Радости и страдания Чайковского были иного порядка, но все же оба великие композитора в этом отношении сходились. Оба желали семьи и оба нашли в ней и радость и страдание.
Семья
В ноябре 1860 года сестра Чайковского Александра Ильинична вышла замуж за Льва Васильевича Давыдова и вскоре уехала с мужем на постоянное жительство в село Каменку Чигоринского уезда Киевской губернии, где Лев Васильевич был управляющим и совладельцем каменских имений. Село Каменка, или лучше сказать, большое поместье, некогда принадлежало светлейшему князю Григорию Потемкину.

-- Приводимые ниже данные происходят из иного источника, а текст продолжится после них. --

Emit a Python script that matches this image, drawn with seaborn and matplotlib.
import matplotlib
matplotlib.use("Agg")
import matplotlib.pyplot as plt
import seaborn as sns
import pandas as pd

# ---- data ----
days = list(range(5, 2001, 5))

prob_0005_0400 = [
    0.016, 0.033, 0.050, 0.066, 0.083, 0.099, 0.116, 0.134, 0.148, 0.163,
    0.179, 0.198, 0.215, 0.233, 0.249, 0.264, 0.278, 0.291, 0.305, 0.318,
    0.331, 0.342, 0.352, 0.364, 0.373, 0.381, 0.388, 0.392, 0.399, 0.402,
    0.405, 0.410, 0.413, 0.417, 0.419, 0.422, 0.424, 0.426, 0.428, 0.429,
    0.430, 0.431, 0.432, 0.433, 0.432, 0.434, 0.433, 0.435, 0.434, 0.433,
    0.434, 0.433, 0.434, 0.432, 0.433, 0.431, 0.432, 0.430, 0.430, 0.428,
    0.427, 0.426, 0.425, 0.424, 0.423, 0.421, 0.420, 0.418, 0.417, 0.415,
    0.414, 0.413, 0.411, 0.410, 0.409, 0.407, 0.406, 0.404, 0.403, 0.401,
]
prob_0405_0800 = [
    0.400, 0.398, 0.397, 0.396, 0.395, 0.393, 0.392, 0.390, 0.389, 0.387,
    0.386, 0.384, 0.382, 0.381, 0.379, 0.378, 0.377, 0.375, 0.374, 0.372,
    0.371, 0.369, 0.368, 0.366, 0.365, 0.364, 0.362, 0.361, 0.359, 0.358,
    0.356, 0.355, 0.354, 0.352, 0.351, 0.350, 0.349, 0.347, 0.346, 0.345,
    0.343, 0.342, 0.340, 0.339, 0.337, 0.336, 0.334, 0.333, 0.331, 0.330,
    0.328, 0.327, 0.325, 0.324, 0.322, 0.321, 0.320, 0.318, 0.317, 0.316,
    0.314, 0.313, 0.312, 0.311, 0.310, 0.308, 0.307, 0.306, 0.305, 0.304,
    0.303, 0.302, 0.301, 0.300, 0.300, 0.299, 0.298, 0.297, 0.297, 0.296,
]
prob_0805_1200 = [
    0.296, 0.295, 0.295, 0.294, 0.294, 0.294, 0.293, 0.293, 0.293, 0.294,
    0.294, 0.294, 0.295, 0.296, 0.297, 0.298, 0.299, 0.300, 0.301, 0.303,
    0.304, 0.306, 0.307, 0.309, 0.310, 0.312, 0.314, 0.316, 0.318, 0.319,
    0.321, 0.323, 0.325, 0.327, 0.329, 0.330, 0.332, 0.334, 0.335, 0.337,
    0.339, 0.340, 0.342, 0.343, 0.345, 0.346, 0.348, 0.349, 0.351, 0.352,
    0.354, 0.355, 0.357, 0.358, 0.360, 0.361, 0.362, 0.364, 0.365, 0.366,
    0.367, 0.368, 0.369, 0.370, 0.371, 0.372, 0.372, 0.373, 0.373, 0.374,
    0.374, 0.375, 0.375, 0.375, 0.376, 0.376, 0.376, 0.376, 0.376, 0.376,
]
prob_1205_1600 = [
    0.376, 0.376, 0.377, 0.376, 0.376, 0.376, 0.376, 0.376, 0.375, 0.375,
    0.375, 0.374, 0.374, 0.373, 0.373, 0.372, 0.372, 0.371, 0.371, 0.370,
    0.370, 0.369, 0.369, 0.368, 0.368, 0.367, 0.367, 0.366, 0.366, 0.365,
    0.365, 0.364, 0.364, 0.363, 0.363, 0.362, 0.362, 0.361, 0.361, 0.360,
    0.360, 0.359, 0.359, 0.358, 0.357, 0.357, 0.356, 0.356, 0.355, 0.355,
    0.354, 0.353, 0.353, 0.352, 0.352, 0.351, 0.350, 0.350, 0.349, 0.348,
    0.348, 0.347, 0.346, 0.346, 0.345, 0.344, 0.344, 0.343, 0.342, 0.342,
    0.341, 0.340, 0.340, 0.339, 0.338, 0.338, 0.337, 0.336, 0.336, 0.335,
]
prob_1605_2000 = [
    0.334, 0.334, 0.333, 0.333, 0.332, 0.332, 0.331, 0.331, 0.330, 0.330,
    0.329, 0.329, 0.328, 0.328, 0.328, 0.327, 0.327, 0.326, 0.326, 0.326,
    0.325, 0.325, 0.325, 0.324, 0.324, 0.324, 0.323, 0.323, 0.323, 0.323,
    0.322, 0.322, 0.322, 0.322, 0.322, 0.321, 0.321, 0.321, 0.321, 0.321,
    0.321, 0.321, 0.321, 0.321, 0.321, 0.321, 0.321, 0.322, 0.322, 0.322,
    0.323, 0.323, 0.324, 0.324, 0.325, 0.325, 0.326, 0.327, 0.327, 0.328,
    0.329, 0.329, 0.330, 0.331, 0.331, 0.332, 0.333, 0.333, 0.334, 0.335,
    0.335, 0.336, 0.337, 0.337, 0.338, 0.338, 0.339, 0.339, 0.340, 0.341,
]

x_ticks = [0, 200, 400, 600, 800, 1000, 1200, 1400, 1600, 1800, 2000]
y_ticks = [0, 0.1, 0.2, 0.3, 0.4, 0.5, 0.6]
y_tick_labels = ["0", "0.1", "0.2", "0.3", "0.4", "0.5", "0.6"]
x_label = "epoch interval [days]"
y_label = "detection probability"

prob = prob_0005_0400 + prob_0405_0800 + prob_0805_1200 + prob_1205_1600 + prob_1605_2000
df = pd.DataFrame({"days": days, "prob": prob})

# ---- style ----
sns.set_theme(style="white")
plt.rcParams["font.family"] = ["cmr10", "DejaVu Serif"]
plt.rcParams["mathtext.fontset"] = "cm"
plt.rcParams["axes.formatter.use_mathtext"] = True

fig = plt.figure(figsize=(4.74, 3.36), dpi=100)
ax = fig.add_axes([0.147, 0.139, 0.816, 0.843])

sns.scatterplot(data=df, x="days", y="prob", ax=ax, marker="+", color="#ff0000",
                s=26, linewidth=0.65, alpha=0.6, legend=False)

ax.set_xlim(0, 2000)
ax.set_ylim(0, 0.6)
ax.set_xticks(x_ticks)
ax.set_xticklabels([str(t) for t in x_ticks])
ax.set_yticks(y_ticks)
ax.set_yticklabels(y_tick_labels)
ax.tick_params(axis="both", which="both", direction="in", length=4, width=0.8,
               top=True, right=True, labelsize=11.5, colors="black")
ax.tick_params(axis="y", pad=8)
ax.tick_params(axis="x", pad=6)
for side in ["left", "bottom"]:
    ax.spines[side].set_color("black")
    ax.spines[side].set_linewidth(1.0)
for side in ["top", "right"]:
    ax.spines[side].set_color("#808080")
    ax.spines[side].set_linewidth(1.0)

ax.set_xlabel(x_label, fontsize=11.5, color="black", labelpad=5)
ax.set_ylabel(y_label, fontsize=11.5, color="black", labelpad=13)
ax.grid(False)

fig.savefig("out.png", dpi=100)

Среди его многочисленных владений оно, конечно, не занимало первого по своему значению места, но сама принадлежность столь громкому имени придавала Каменке внушительный вес. Имение перешло по наследству племяннице Потемкина Екатерине Николаевне Самойловой, и, таким образом, выходит, что Давыдовы состояли в родстве с Надеждой Филаретовной фон Мекк, хотя и в очень дальнем. Первым мужем Екатерины Николаевны был Николай Раевский. Сын от этого брака Николай Николаевич известен как герой Отечественной войны 1812 года. Во втором браке Екатерина Николаевна была за Львом Денисовичем Давыдовым. Один из трех сыновей от этого брака, Василий Львович, который, как и его двоюродный брат, поэт и прославленный партизан Денис Давыдов, тоже был участником Отечественной войны, унаследовал Каменку. В 1820 году Василий Львович в чине полковника вышел в отставку и поселился в Каменке. Он примкнул к Союзу благоденствия, а затем стал одним из основателей Южного общества, и вскоре Каменка стала местом частых сборов его друзей-декабристов. За участие в декабристском движении Василий Львович был осужден на пожизненную каторгу, которая была заменена двадцатью годами каторжных работ. Ему пришлось в ужасно тяжелых условиях работать на Нерчинских рудниках, затем на Петровском заводе в Чите. Но в конце концов его перевели на поселение в Красноярск. Его жена Александра Ивановна, как и многие другие жены ссыльных декабристов, последовала за ним в ссылку, а в Красноярск приехали и его старшие дочери Екатерина и Елизавета. Екатерина Васильевна вышла замуж за местного служащего Владимира Михайловича Переслени. С семьей Переслени, которая наезжала и в Каменку, у Чайковского впоследствии были дружеские отношения.